After some researching, I found this awesome article on Nodejs internals. Despite having used Nodejs for a few years, it’s always been sort of a blackbox to me. It’s really interesting to know what goes on underneath.

A little summary of the article:

Nodejs is a runtime i.e an environment provided for a program to execute successfully. In the case of Nodejs, it is through a combination of V8 and various C++ libraries to enable Nodejs applications to execute
Core Nodejs dependencies are V8 and libuv.
V8 allows Javascript source code (originally designed for browsers) to run outside of browser environment.
libuv is a library written in C++ that enables low-level (networking, file system, concurrency) access to operating system

Highly recommended to read it yourself and check out the examples in it.

Now the appearance of __libc_start_main and uv_* frames make sense!

uv_* are actually the functions from libuv library, which as explained, is required to provide low-level OS access. It is also used to implement the Nodejs event loop!
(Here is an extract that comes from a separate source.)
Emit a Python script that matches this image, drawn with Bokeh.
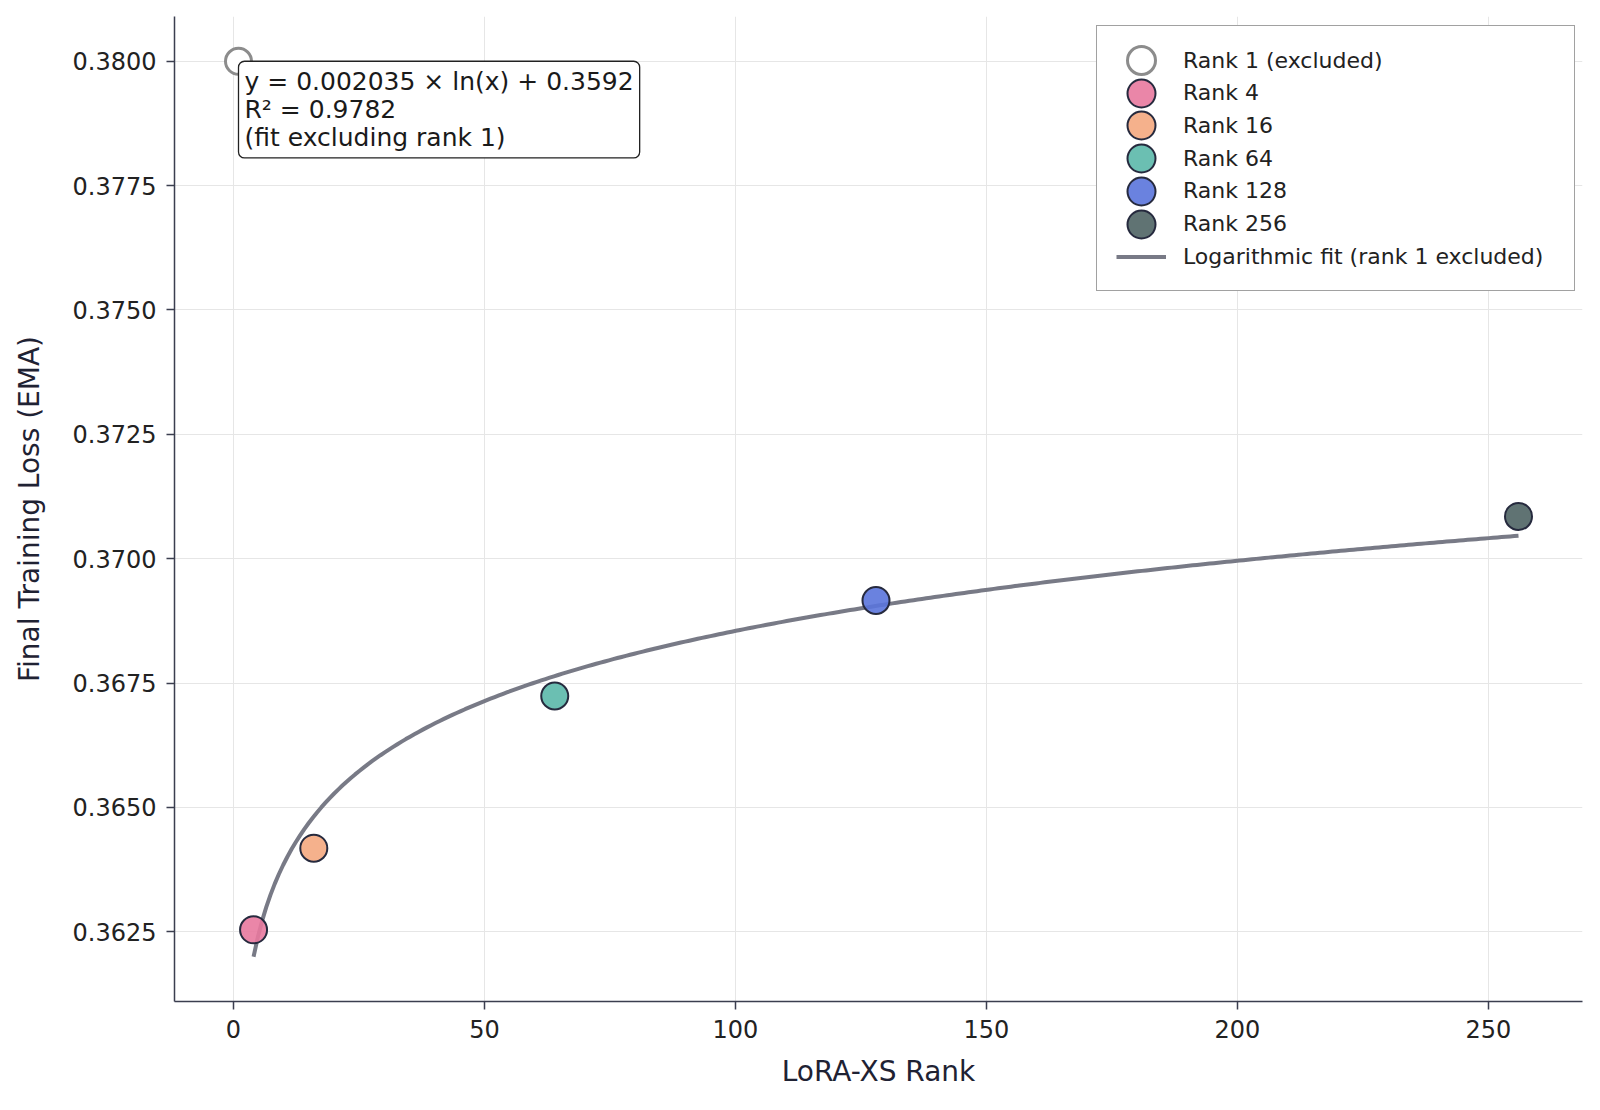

As for __libc_start_main, I found this stackoverflow answer explaining the role of this function and seems to match the description taken from Linux standard base specification

__libc_start_main is an initialization routine and performs necessary initialization of execution environment.

Some further digging down the rabbit hole later, I found this Linux x86 Program Start Up post, which explains the steps taken to load and run an application and the role that __libc_start_main plays.

As the current flame graph still contains Nodejs and V8 internal functions, I filtered it again to make application related functions more visible.

$ sed -i -E '/( __libc_start| LazyCompile | v8::internal::| Builtin:| Stub:| LoadIC:|\[unknown\]| LoadPolymorphicIC:)/d' perf.out

Flame graph after filtering non-application frames

Almost immediately, we can identify the functions called by readable-stream, winston-transport, @elastic/elasticsearch and would have helped greatly in identify the tranporting of huge amount of logs to ElasticCloud as the root cause behind the high CPU usage.